The walls showed the remains of ancient murals, faded to nothing more than outlines and vague suggestion of color. Exits leading off from the room suggested that the other four towers might connect to this one, as part of a larger structure, but were choked with rubble. Everywhere was the same winged-humanoid iconography, clearly some kind of ancient theistic witchery--the kind of things the shamans would probably smash on sight.
Unable to proceed further, we crawled out of the crack, and piled rubble around it, attempting to hide it from the prying eyes of any who might come here later. Then, completely exhausted, we slept -- some on the ground, some in the hollow under the menhir, and I hanging in a hammock from the underside of the nest.
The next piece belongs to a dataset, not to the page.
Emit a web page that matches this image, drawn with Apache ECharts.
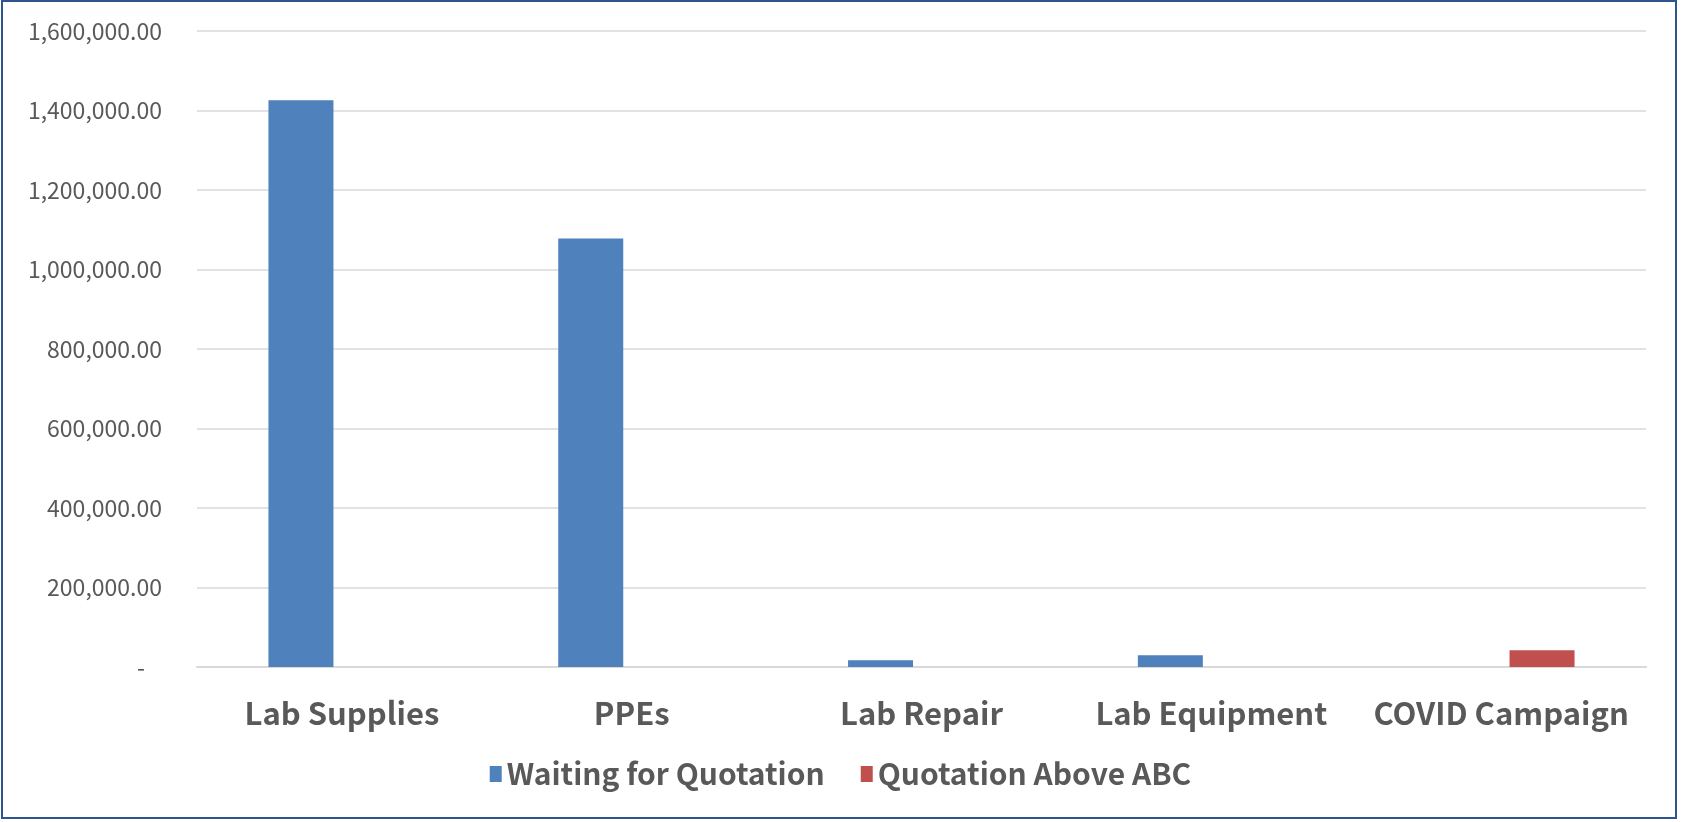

I woke near dusk to see the light of the fires in the east to be much closer. We quickly broke camp, gathering up as many loose gorgon scales as we could manage for their metal in the process. As we did this, Ado's warbler scouts reported in, saying that they'd encountered probing parties of some kind of strange, four-legged, half-man/half-warbeast monsters, about a day's run to the east.
Obviously, we ran west.
We booked it for the Drowned River camp. As usual I took point, picking our trail through the hills and ravines of the steppes, and picking off whatever game I could find. And find game I did. I left a bloodbath in our wake, finding food for our whole party, nohai, warblers, and all, and then some. Finally, I spotted a nice, fat pteranadon, and brought it down with a single well-placed shot.
Unfortunately, a Spikebeak saw the pteranadon as it fell and dived, hoping to steal my kill. Ado, quick to the punch as usual, did some kind of warbler mating dance, and Vadim made some calming gestures, which at least served to make the bird more interested in eating the prey than us. The vicious bird tore the heart out of the pteranadon with its long, pointed beak, then turned, bloody heart still in its mouth, and purred at Vadim. I at once named the beast "Cid".
Ado, not wanting to lose our food to the spikebeak, cocked his head, puffed up, and darted in circles around the bird bird, demanding that it could have the organs but must give us the rest of the meat. It just took off, clutching the pteranadon in its talons. I didn't hesitate to shoot it.
Everyone else followed suit, hurling arrows, fire, and vicious mockery the bird's way. It dropped the carcass and dove at me. I sidestepped, then, as it passed over, shot a warbler curse arrow strait up in front of its face. It's eyes, then head, turned upwards, tracing the path of the warbler death-cry, then overbalanced, turning it into an unintentional back-flip and nose-diving into the ground, breaking its neck.
What's tastier than a really big bird? An even bigger bird! We grabbed the spikebeak carcass, and what was left of the pteranadon, and booked it back to camp with our piles of fresh meat.
Well stocked, and moving as fast as we could, we gained a solid day on the following army of man-beast-things. We reached Drowned River and tried to persuade the Caravan that they needed to run like hell. We split up. Vadim easily convinced Ma'Chek of the seriousness of the situation. I managed to piss of Semek (again). Ado got price-gouged on supplies by Altan. Sorq bought a non-conductive bone hilt to affix to a steel thunderbird feather from Hulagu to turn it into a dagger. Barruk made friends with Ganbaatar. Khadagan just walked into the middle of the square and roared, spouting crazy hermetic prophecies about "A tide of iron and fire" while holding aloft the thunderbird-scale shield and the head of a decapitated gorgon.
Between Khadagan's theatrics, and Ma'Chek's and Ganbaatar's leadership, we soon had everyone packed up and ready to leave...more or less.